The better question is not whether your VO2 max sounds impressive, but whether it is moving in a useful direction and whether your overall performance is improving with it. A watch estimate that rises slightly while your training becomes more stable may be more meaningful than chasing a perfect number with random hard sessions.
VO2 max improves through a combination of aerobic volume, structured intensity, and proper recovery. Easy endurance work helps develop the aerobic system over time, while harder interval sessions can challenge the upper limit of oxygen use. The key is structure. Random hard training is not the same as effective VO2 max development.
Training that supports VO2 max often includes consistent weekly endurance sessions, controlled interval work, and enough recovery to absorb the training. Athletes who only go hard without building an aerobic base usually stall early. On the other hand, athletes who only train easy may improve general endurance but miss opportunities to raise their aerobic ceiling.

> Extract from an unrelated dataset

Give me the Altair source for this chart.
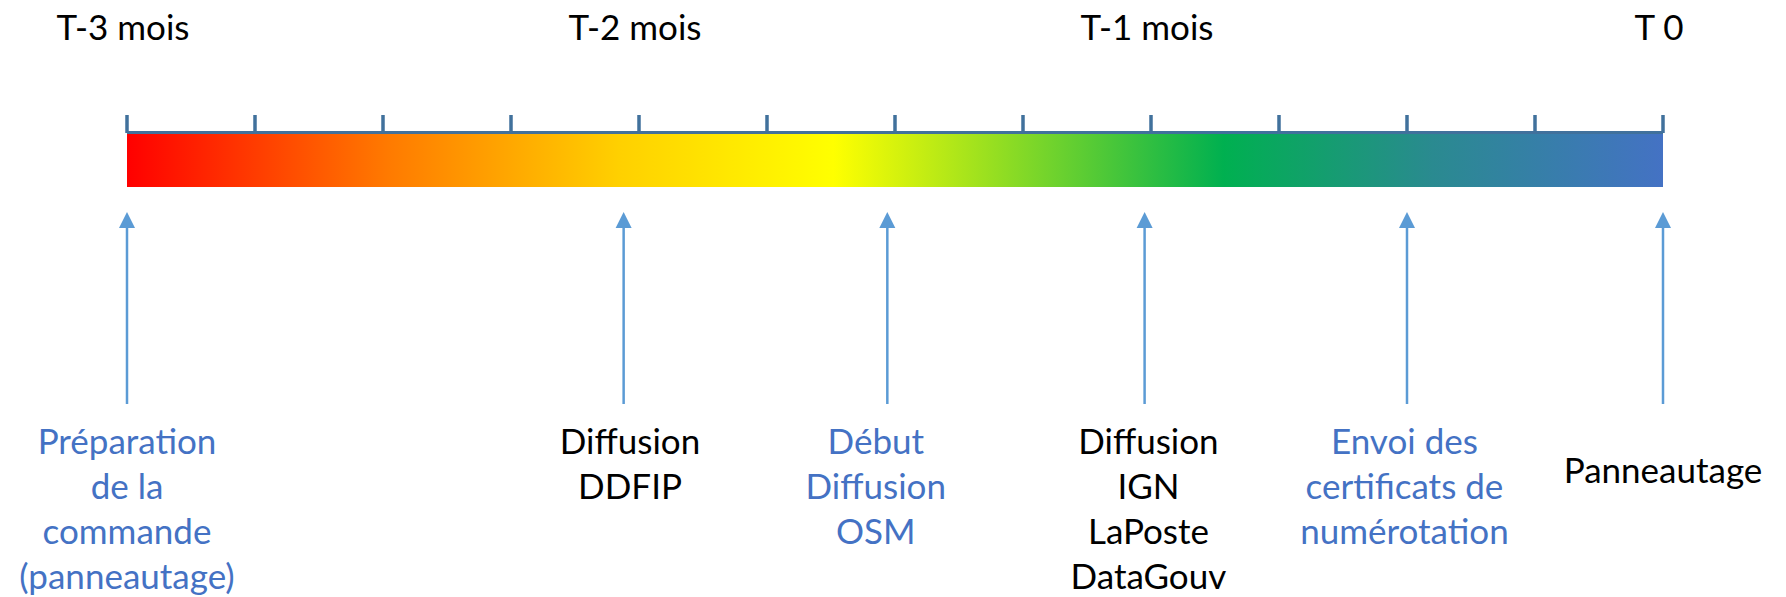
import altair as alt
import pandas as pd

# ---- data (x in weeks before T0 -> 0..12) ----
tick_weeks = list(range(13))
period_labels = ["T-3 mois", "T-2 mois", "T-1 mois", "T 0"]
period_weeks = [0, 4, 8, 12]
event_labels = [
    "Préparation\nde la\ncommande\n(panneautage)",
    "Diffusion\nDDFIP",
    "Début\nDiffusion\nOSM",
    "Diffusion\nIGN\nLaPoste\nDataGouv",
    "Envoi des\ncertificats de\nnumérotation",
    "Panneautage",
]
event_weeks = [0, 3.88, 5.94, 7.95, 10, 12]
label_weeks = [0, 3.93, 5.85, 7.98, 9.98, 12]
event_actor = ["commune", "diffuseur", "commune", "diffuseur", "commune", "diffuseur"]

ticks = pd.DataFrame({"w": tick_weeks})
periods = pd.DataFrame({"w": period_weeks, "label": period_labels})
events = pd.DataFrame({"w": event_weeks, "lw": label_weeks, "label": event_labels,
                       "actor": event_actor, "i": list(range(len(event_labels)))})
span = pd.DataFrame({"start": [tick_weeks[0]], "end": [tick_weeks[-1]]})

FONT = "Lato"
FS = 35
xs = alt.Scale(domain=[0, 12], range=[119, 1655])
X = lambda f: alt.X(f, type="quantitative", scale=xs, axis=None)
actor_color = alt.Color("actor:N", scale=alt.Scale(domain=["commune", "diffuseur"],
                                                   range=["#4472C4", "#000000"]), legend=None)

grad = alt.Gradient(
    gradient="linear",
    stops=[
        alt.GradientStop(color="#FF0000", offset=0),
        alt.GradientStop(color="#FF7A00", offset=0.17),
        alt.GradientStop(color="#FFD000", offset=0.32),
        alt.GradientStop(color="#FFFF00", offset=0.46),
        alt.GradientStop(color="#00B050", offset=0.714),
        alt.GradientStop(color="#2A8A90", offset=0.85),
        alt.GradientStop(color="#4472C4", offset=1),
    ],
    x1=0, x2=1, y1=0, y2=0,
)

bar = alt.Chart(span).mark_rect(fill=grad).encode(
    x=X("start"), x2="end", y=alt.value(126), y2=alt.value(179))

axis_line = alt.Chart(span).mark_rule(color="#41719C", strokeWidth=3).encode(
    x=X("start"), x2="end", y=alt.value(124.5))

tick_marks = alt.Chart(ticks).mark_rule(color="#41719C", strokeWidth=3.5).encode(
    x=X("w"), y=alt.value(107), y2=alt.value(125))

period_text = alt.Chart(periods).mark_text(
    font=FONT, fontSize=FS, color="#000000", align="center", baseline="alphabetic", dx=-4
).encode(x=X("w"), y=alt.value(32), text="label:N")

shaft = alt.Chart(events).mark_rule(color="#5B9BD5", strokeWidth=2.5).encode(
    x=X("w"), y=alt.value(216), y2=alt.value(396))

head = alt.Chart(events).mark_point(
    shape="M0,-1L1,1L-1,1Z", size=256, filled=True, color="#5B9BD5", opacity=1
).encode(x=X("w"), y=alt.value(212))

multi = alt.Chart(events).transform_filter("datum.i < 5").mark_text(
    font=FONT, fontSize=FS, align="center", baseline="alphabetic", lineBreak="\n", lineHeight=45
).encode(x=X("lw"), y=alt.value(446), text="label:N", color=actor_color)

single = alt.Chart(events).transform_filter("datum.i == 5").mark_text(
    font=FONT, fontSize=FS, align="center", baseline="alphabetic"
).encode(x=X("lw"), y=alt.value(475), text="label:N", color=actor_color)

chart = alt.layer(bar, axis_line, tick_marks, period_text, shaft, head, multi, single).properties(
    width=1770, height=589,
    autosize=alt.AutoSizeParams(type="none"),
    padding=0,
    background="white",
).configure_view(stroke=None)

chart.save("out.html", embed_options={"renderer": "svg", "actions": False})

The smartest way to use VO2 max is as one data point within a broader training picture. It can help you identify trends, support planning, and give context to your aerobic development. But it should never replace how you feel, how you recover, how your sessions progress, and how consistently you train.
If your VO2 max estimate improves gradually while your easy pace becomes stronger, your threshold sessions feel more controlled, and your recovery stays manageable, that is useful information. If the number fluctuates but your training is going well, the number matters less than the pattern of your actual performance.
VO2 max is an important concept because it reflects the upper end of your aerobic capability. It helps explain part of your endurance potential, but it does not define you as an athlete. Real progress comes from combining aerobic development with good structure, strong habits, proper recovery, and patience.
For runners, cyclists, and swimmers, VO2 max is worth understanding. But it is most useful when treated as a helpful metric, not as the final judgment on your fitness. Train well, stay consistent, and let performance tell the bigger story.